Given a collection of subsets of a set U, does some subcollection of these subsets form a partition of U?

If we are building U and its subsets from scratch, it's easy to construct a collection of j subsets that are either in or out. Place a unique element in each set, such as e1 through ej, and create another dummy set that contains e1 through ej. The designated collection of j sets is in iff the dummy set is out.

Given an instance of 3-sat, focus on one of the boolean variables x. Create a set for each literal x in the boolean expression. These sets establish a true value of x, wherever it appears. Using the technique described above, build a dummy set xf, for "x is false". Either xf is in our partition, or all the sets associated with the instances of x are brought in. In other words, x is false or x is true.

Build another suite of sets, one for each literal x, indicating that that instance of x is false.
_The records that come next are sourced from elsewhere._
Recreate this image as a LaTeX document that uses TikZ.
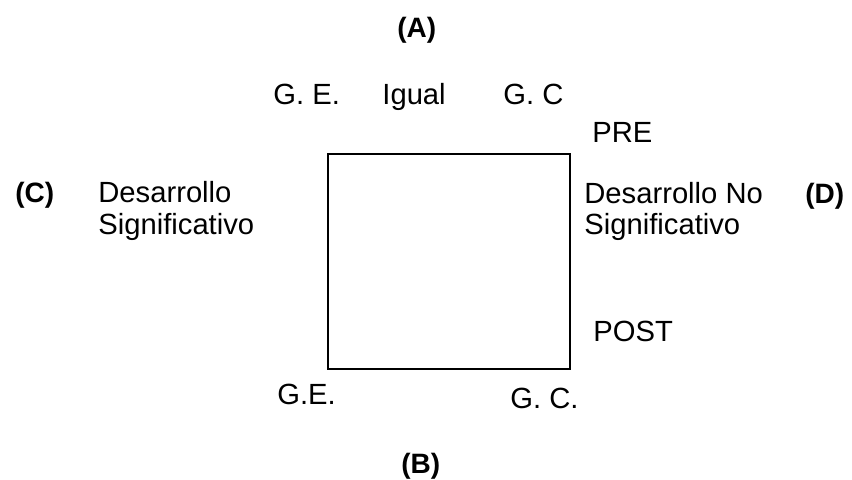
\documentclass[tikz,border=0pt]{standalone}
\usepackage{fontspec}
\setmainfont{Liberation Sans}
\begin{document}
\begin{tikzpicture}[x=0.5pt,y=-0.5pt,
  lbl/.style={anchor=base west,inner sep=0pt,font=\fontsize{14.6pt}{17pt}\selectfont},
  tag/.style={anchor=base west,inner sep=0pt,font=\fontsize{14pt}{16.5pt}\selectfont\bfseries}]
\useasboundingbox (0,0) rectangle (852,479);
\node[draw,line width=0.8pt,minimum width=242*0.5pt,minimum height=215*0.5pt,inner sep=0pt,anchor=north west] (box) at (327,153) {};
\node[tag] (A) at (397,37) {(A)};
\node[tag] (B) at (401,473) {(B)};
\node[tag] (C) at (15,202) {(C)};
\node[tag] (D) at (805,203) {(D)};
\node[lbl] (ge1) at (273,104) {G. E.};
\node[lbl] (ig) at (382,104) {Igual};
\node[lbl] (gc1) at (503,104) {G. C};
\node[lbl] (pre) at (592,142) {PRE};
\node[lbl] (post) at (593,341) {POST};
\node[lbl] (ge2) at (277,404) {G.E.};
\node[lbl] (gc2) at (510,408) {G. C.};
\node[lbl] (ds) at (98,202) {Desarrollo};
\node[lbl] (ds2) at (98,234) {Significativo};
\node[lbl] (dn) at (584,203) {Desarrollo No};
\node[lbl] (dn2) at (584,234) {Significativo};
\end{tikzpicture}
\end{document}
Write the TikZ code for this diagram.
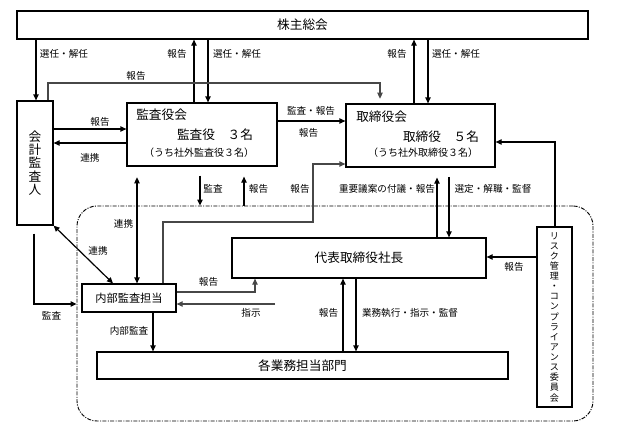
\documentclass[tikz,border=0pt]{standalone}
\usepackage{fontspec}
\setmainfont{Noto Sans CJK JP}
\usetikzlibrary{arrows.meta}

\begin{document}
\begin{tikzpicture}[x=0.75pt, y=-0.75pt,
        box/.style={draw, line width=0.9pt, inner sep=0pt},
        big/.style={font=\fontsize{9.5}{11}\selectfont},
        small/.style={font=\fontsize{7.5}{9}\selectfont},
        lbl/.style={font=\fontsize{7.2}{8}\selectfont, inner sep=0pt},
        arr/.style={line width=0.9pt, -{Triangle[length=4.5pt,width=4pt]}},
        twoarr/.style={line width=0.9pt, {Triangle[length=4.5pt,width=4pt]}-{Triangle[length=4.5pt,width=4pt]}},
        gline/.style={draw=black!72}]
        \useasboundingbox (0,0) rectangle (622,432);

        % company area
        \node[draw, line width=0.7pt, dash pattern=on 3pt off 1pt on 0.8pt off 1pt, rounded corners=15pt, minimum width=387pt, minimum height=161.25pt] (company) at (335,313.5) {};

        % boxes
        \node[box, big, minimum width=428.25pt, minimum height=21pt] (gm) at (302.5,25) {株主総会};
        \node[box, align=center, minimum width=27pt, minimum height=93pt, font=\fontsize{9.5}{9.9}\selectfont] (auditor) at (35,163) {会\\計\\監\\査\\人};
        \node[box, minimum width=112.5pt, minimum height=47.25pt] (kansa) at (202,134.5) {};
        \node[box, minimum width=111.75pt, minimum height=47.25pt] (board) at (420.5,135.5) {};
        \node[box, minimum width=70.5pt, minimum height=21pt, font=\fontsize{8.4}{10}\selectfont] (internal) at (129,298) {内部監査担当};
        \node[box, big, minimum width=190.5pt, minimum height=30pt] (ceo) at (359,258) {代表取締役社長};
        \node[box, big, minimum width=308.25pt, minimum height=20.25pt] (depts) at (302.5,365.5) {各業務担当部門};
        \node[box, align=center, minimum width=26.25pt, minimum height=135pt, font=\fontsize{6.8}{7.6}\selectfont] (risk) at (554.5,317) {リ\\ス\\ク\\管\\理\\・\\コ\\ン\\プ\\ラ\\イ\\ア\\ン\\ス\\委\\員\\会};

        % texts in the two boards
        \node[big, anchor=west, inner sep=0pt] (kansat) at (136,115) {監査役会};
        \node[big, inner sep=0pt] (kansan) at (215,135) {監査役　３名};
        \node[small, inner sep=0pt] (kansao) at (199,153) {（うち社外監査役３名）};
        \node[big, anchor=west, inner sep=0pt] (boardt) at (356,117) {取締役会};
        \node[big, inner sep=0pt] (boardn) at (441,137) {取締役　５名};
        \node[small, inner sep=0pt] (boardo) at (423,153) {（うち社外取締役３名）};

        % shareholders meeting
        \draw[arr] (36,0 |- gm.south) -- (36,0 |- auditor.north);
        \draw[arr] (194,0 |- kansa.north) -- (194,0 |- gm.south);
        \draw[arr] (208,0 |- gm.south) -- (208,0 |- kansa.north);
        \draw[arr] (414,0 |- board.north) -- (414,0 |- gm.south);
        \draw[arr] (428,0 |- gm.south) -- (428,0 |- board.north);
        \draw[arr, gline, shorten >=3.5pt] (48,0 |- auditor.north) -- (48,83) -- (380,83) -- (380,0 |- board.north);
        \node[lbl] (l1) at (64,54) {選任・解任};
        \node[lbl] (l2) at (177,54) {報告};
        \node[lbl] (l3) at (237,54) {選任・解任};
        \node[lbl] (l4) at (397,54) {報告};
        \node[lbl] (l5) at (456,54) {選任・解任};
        \node[lbl] (l6) at (136,76) {報告};

        % auditors
        \draw[arr] (auditor.east |- 0,129) -- (kansa.west |- 0,129);
        \draw[arr] (kansa.west |- 0,143) -- (auditor.east |- 0,143);
        \draw[arr] (kansa.east |- 0,121) -- (board.west |- 0,121);
        \node[lbl] (l7) at (100,122) {報告};
        \node[lbl] (l8) at (90,158) {連携};
        \node[lbl] (l9) at (311,111) {監査・報告};
        \node[lbl] (l10) at (308.5,133) {報告};

        \draw[twoarr, shorten <=8pt] (137,0 |- kansa.south) -- (137,0 |- internal.north);
        \draw[arr, shorten <=6.75pt] (200,0 |- kansa.south) -- (200,0 |- company.north);
        \draw[arr, shorten >=7.5pt] (244,0 |- company.north) -- (244,0 |- kansa.south);
        \draw[arr, gline] (163,0 |- internal.north) |- (313,222) |- (board.west |- 0,164);
        \node[lbl] (l11) at (213,189) {監査};
        \node[lbl] (l12) at (258.5,189) {報告};
        \node[lbl] (l13) at (300,189) {報告};
        \node[lbl] (l14) at (123.5,224) {連携};

        % board and president
        \draw[arr, shorten >=7.5pt] (437,0 |- ceo.north) -- (437,0 |- board.south);
        \draw[arr, shorten <=7pt] (449,0 |- board.south) -- (449,0 |- ceo.north);
        \draw[arr] (555,0 |- risk.north) |- (board.east |- 0,142);
        \draw[arr] (risk.west |- 0,257) -- (ceo.east |- 0,257);
        \node[lbl] (l15) at (387,189) {重要議案の付議・報告};
        \node[lbl] (l16) at (493,189) {選定・解職・監督};
        \node[lbl] (l17) at (514,267) {報告};

        % internal audit
        \draw[twoarr] (auditor.south east) -- (113,0 |- internal.north);
        \draw[arr, shorten <=6pt] (34,0 |- auditor.south) |- (company.west |- 0,304);
        \draw[arr, gline] (internal.east |- 0,292) -| (255,0 |- ceo.south);
        \coordinate (shiji) at (275,304);
        \draw[arr, gline] (shiji) -- (internal.east |- shiji);
        \draw[arr] (153,0 |- internal.south) -- (153,0 |- depts.north);
        \node[lbl] (l18) at (98,251) {連携};
        \node[lbl] (l19) at (51.5,316) {監査};
        \node[lbl] (l20) at (208.5,282) {報告};
        \node[lbl] (l21) at (251,313) {指示};
        \node[lbl] (l22) at (129,331) {内部監査};

        % departments
        \draw[arr] (343,0 |- depts.north) -- (343,0 |- ceo.south);
        \draw[arr] (356,0 |- ceo.south) -- (356,0 |- depts.north);
        \node[lbl] (l23) at (328.5,313) {報告};
        \node[lbl] (l24) at (410,313) {業務執行・指示・監督};
    \end{tikzpicture}
\end{document}
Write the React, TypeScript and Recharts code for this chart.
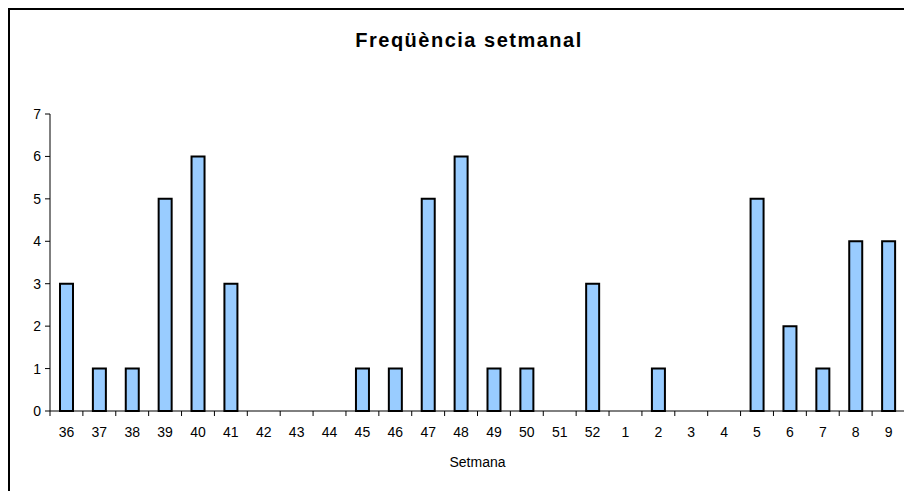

Build a dummy set xt, for "x is true", such that the sets that make each x false are brought in iff xt is out.

Finally add a common element to xf and xt, so that exactly one of these sets participates in the cover of U. Now each literal x is set to true or false, consistently, across the boolean expression.

Consider a clause that contains x, such as x|y|z. There are 7 combinations that satisfy this clause. Create 7 sets to represent these combinations. The seven sets s1 through s7 share a common element, so that exactly one is brought in.

This clause introduces 6 new elements c1 c2 c3 d1 d2 d3. These elements determine whether the first, second, or third atoms in the clause are satisfied by the boolean variables. Each of the seven sets s1 through s7 contains c1 or d1, c2 or d2, and c3 or d3. After all, each atom is going to be satisfied, or it is not. To illustrate, let s1 be the set that asserts all three atoms are true. Thus s1 contains c1 c2 and c3. Now the set that makes this instance of x true, as the boolean variables are mapped out, contains d1. Similarly, "y true" includes d2, and "z true" includes d3. Note that "x false" includes c1, and would not be compatible with s1, though it might be compatible with s4. An exact cover selects one of s1 through s7, which forces certain atoms to be satisfied, which must agree with the boolean variables as they are assigned.

Repeat this process for each clause. Put this all together and U has a partition iff 3-sat has a solution. Exact cover is np complete.

If you think about it, there is no need for the common element among s1 through s7. The assignment of true or false to the three literals brings in some of c1 through c3 and/or d1 through d3. We need to pull in the complement, and only one of the 7 sets will accomplish this.

There are 7 sets per clause, plus two sets per literal, plus two sets per variable. A partition requires one set per variable (true or false), one set per literal, and one set per clause. The number of sets that create the partition is prescribed.